Machines that can sniff out sickness

Biomedical engineers are on the cusp of building odour sensors to help diagnose disease.
(All Brite Dental )

One day soon, a simple, portable machine may be able to determine whether you're sick - simply by testing your breath.

Cristina Davis is a Professor in the Department of Mechanical and Aerospace Engineering at the University of California, Davis.
Cristina Davis

She's one of several researchers around the world -- academic and commercial -- who are on the cusp of creating odour sensors to help diagnose and manage diseases.

Using breath and odour to help diagnose diseases might come as a surprise to some, but using a patient's scent is nothing new.

"Humans have known for hundreds of years, in fact a couple thousand years, that our smells and the odour that we emit is related to our health status," says Cristina.

Certain medical conditions or illnesses are associated with specific smells. For example, the breath of diabetics can change when their blood sugar is not regulated well.

"When that happens, there's a fruity, strong odour that is in their breath and it's very noticeable," Christina says.

Over the last several decades, researchers have been cataloguing thousands of different odour compounds to help standardize various smells.
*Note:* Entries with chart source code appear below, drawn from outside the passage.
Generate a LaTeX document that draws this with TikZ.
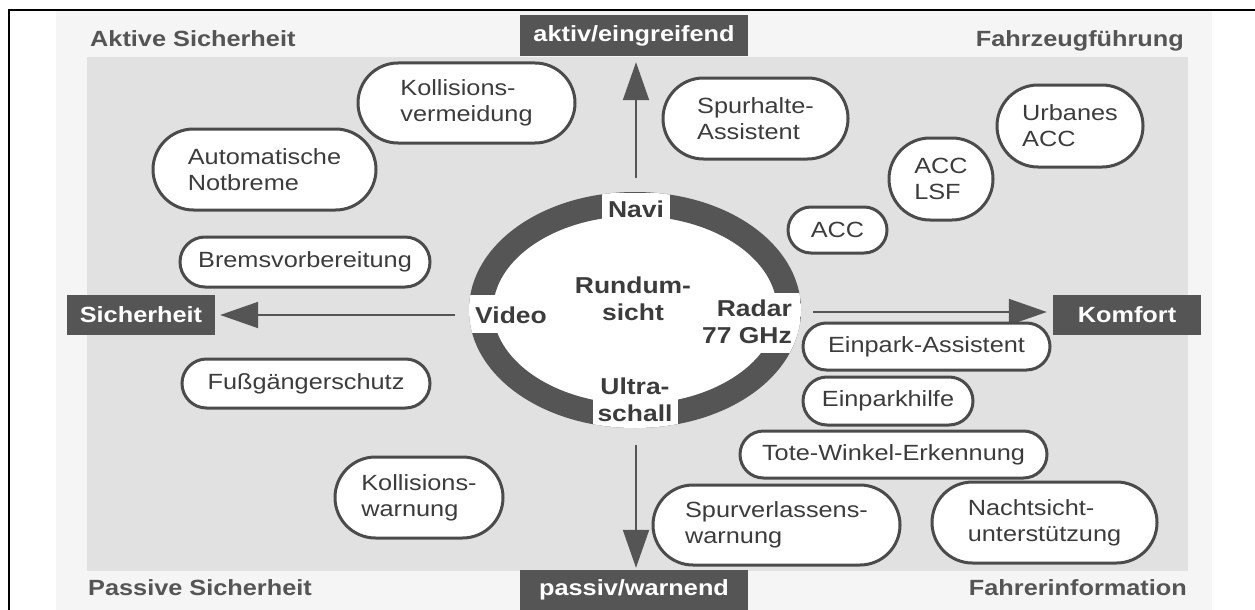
\documentclass[tikz,border=0pt]{standalone}
\usepackage{fontspec}
\setmainfont{Liberation Sans}[FakeStretch=1.15]
\usetikzlibrary{arrows.meta,shapes.geometric,shapes.misc}
\definecolor{dk}{RGB}{85,85,85}
\definecolor{pillbd}{RGB}{75,75,75}
\definecolor{txt}{RGB}{60,60,60}
\definecolor{panel}{RGB}{225,225,225}
\definecolor{outerp}{RGB}{245,245,245}
\begin{document}
\begin{tikzpicture}[x=1pt,y=-1pt,
  pill/.style 2 args={draw=pillbd, line width=3pt, fill=white, rounded rectangle,
    minimum width=#1, minimum height=#2,
    inner sep=0pt, align=left, text=txt, font=\fontsize{22}{26}\selectfont},
  dbox/.style 2 args={fill=dk, minimum width=#1, minimum height=#2,
    inner sep=0pt, text=white, font=\bfseries\fontsize{22}{26}\selectfont},
  corner/.style={text=dk, font=\bfseries\fontsize{22}{26}\selectfont, inner sep=0pt},
  arr/.style={draw=dk, line width=2pt, -{Triangle[length=38pt,width=26pt]}},
  ringtxt/.style={text=txt, font=\bfseries\fontsize{23}{27}\selectfont, inner sep=0pt},
]
\useasboundingbox (0,0) rectangle (1255,610);
% panels
\fill[white] (0,0) rectangle (1255,610);
\fill[outerp] (56,11) rectangle (1212,610);
\fill[panel] (87,57) rectangle (1188,571);
\draw[black, line width=2.5pt] (9,610) -- (9,10) -- (1255,10);

% corner labels
\node[corner, anchor=base west] (cAS) at (90,47) {Aktive Sicherheit};
\node[corner, anchor=base east] (cFF) at (1184,47) {Fahrzeugführung};
\node[corner, anchor=base west] (cPS) at (88,595) {Passive Sicherheit};
\node[corner, anchor=base east] (cFI) at (1187,595) {Fahrerinformation};

% direction boxes
\node[dbox={228}{41}] (aktiv) at (634,35.5) {aktiv/eingreifend};
\node[dbox={228}{40}] (passiv) at (634,590) {passiv/warnend};
\node[dbox={148}{40}] (sich) at (141,315) {Sicherheit};
\node[dbox={148}{40}] (komf) at (1127,315) {Komfort};

% ring
\node[draw=dk, line width=24pt, ellipse, minimum width=308, minimum height=212,
      inner sep=0pt, fill=white] (ring) at (635,310) {};
\begin{scope}
  \clip (635,310) ellipse [x radius=166, y radius=118];
  \fill[white] (602,193) rectangle (670,220);
  \fill[white] (469,295) rectangle (547,333);
  \fill[white] (702,293) rectangle (801,353);
  \fill[white] (593,377) rectangle (678,428);
\end{scope}
\node[ringtxt, anchor=base] (navi) at (636,217) {Navi};
\node[ringtxt, anchor=base] (video) at (511,323) {Video};
\node[ringtxt, align=center] (rund) at (633,299) {Rundum-\\sicht};
\node[ringtxt, align=right] (radar) at (747,322) {Radar\\77 GHz};
\node[ringtxt, align=center] (ultra) at (635,400) {Ultra-\\schall};

% arrows
\coordinate (aU) at (636,178);
\coordinate (aD) at (636,445);
\coordinate (aL) at (455,315);
\coordinate (aR) at (813,312);
\draw[arr, shorten >=6pt] (aU) -- (aU |- aktiv.south);
\draw[arr, shorten >=2pt] (aD) -- (aD |- passiv.north);
\draw[arr, shorten >=5pt] (aL) -- (aL -| sich.east);
\draw[arr, shorten >=6pt] (aR) -- (aR -| komf.west);

% pills
\node[pill={217}{80}] (kollv) at (466.5,103) {Kollisions-\\vermeidung};
\node[pill={223}{81}] (autonot) at (264.5,169.5) {Automatische\\Notbreme};
\node[pill={185}{81}] (spurh) at (755.5,118.5) {Spurhalte-\\Assistent};
\node[pill={146}{82}] (urban) at (1070,126) {Urbanes\\ACC};
\node[pill={104}{82}] (acclsf) at (941,179) {ACC\\LSF};
\node[pill={99}{46}] (acc) at (837.5,230) {ACC};
\node[pill={250}{50}] (brems) at (305,262) {Bremsvorbereitung};
\node[pill={248}{49}] (fuss) at (306,383.5) {Fußgängerschutz};
\node[pill={247}{47}] (einpa) at (926.5,346.5) {Einpark-Assistent};
\node[pill={170}{48}] (einph) at (888,401) {Einparkhilfe};
\node[pill={307}{47}] (tote) at (893.5,454.5) {Tote-Winkel-Erkennung};
\node[pill={168}{81}] (kollw) at (419,497.5) {Kollisions-\\warnung};
\node[pill={247}{80}] (spurv) at (776.5,525) {Spurverlassens-\\warnung};
\node[pill={225}{81}] (nacht) at (1044.5,522.5) {Nachtsicht-\\unterstützung};
\end{tikzpicture}
\end{document}
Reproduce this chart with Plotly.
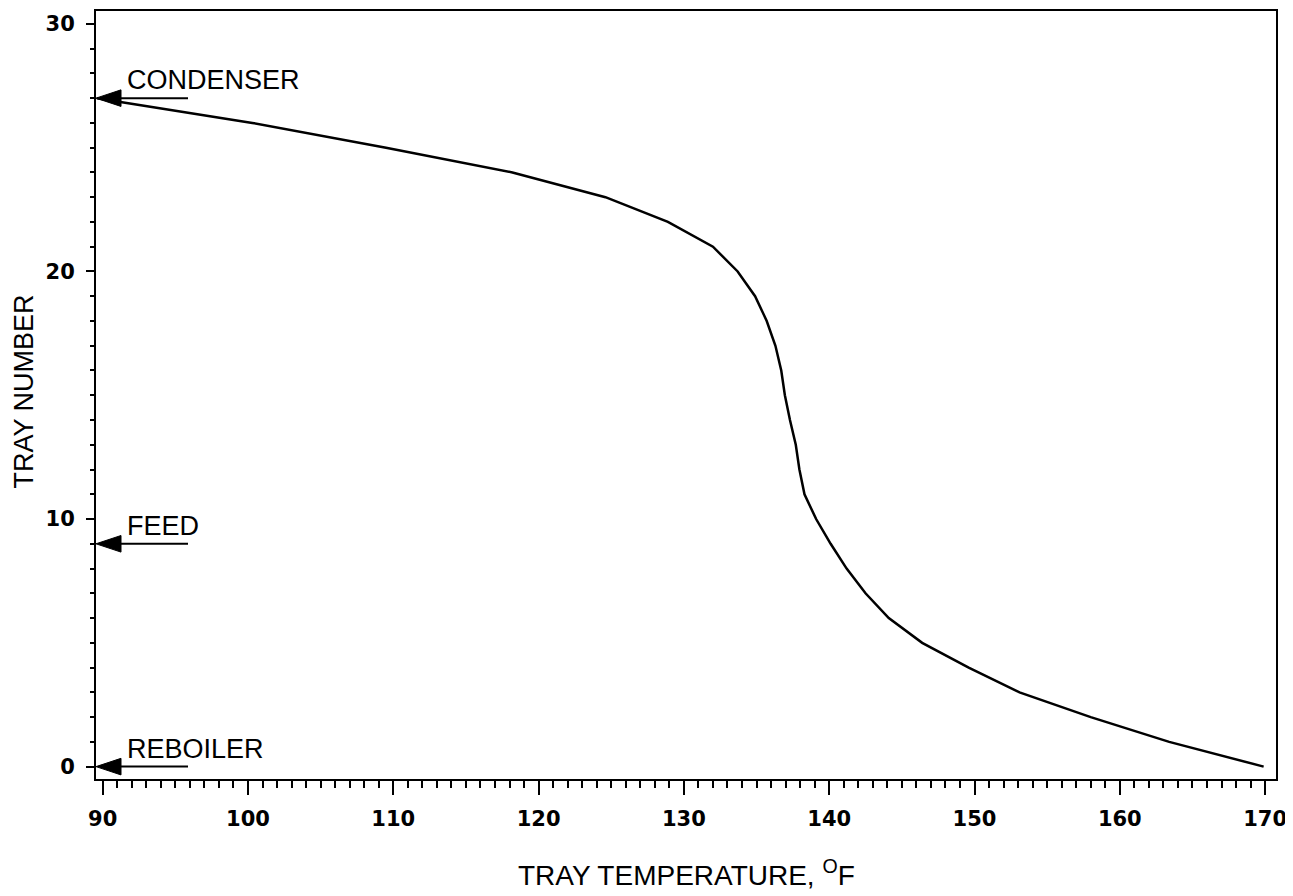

They are also working on portable and mobile detection methods -- sensors that can go directly into patients' hands.

What could this mean for patients?

"My prediction is that in the next 3-5 years some of these commercial interests that are starting to pop up will have their first products come out on the market," she explains.

"I think that's going to pave the way for doctors and patients to start thinking about truly non-invasive diagnostics like breath. You don't have to take a blood sample or go to your doctor's office to get information that's helpful."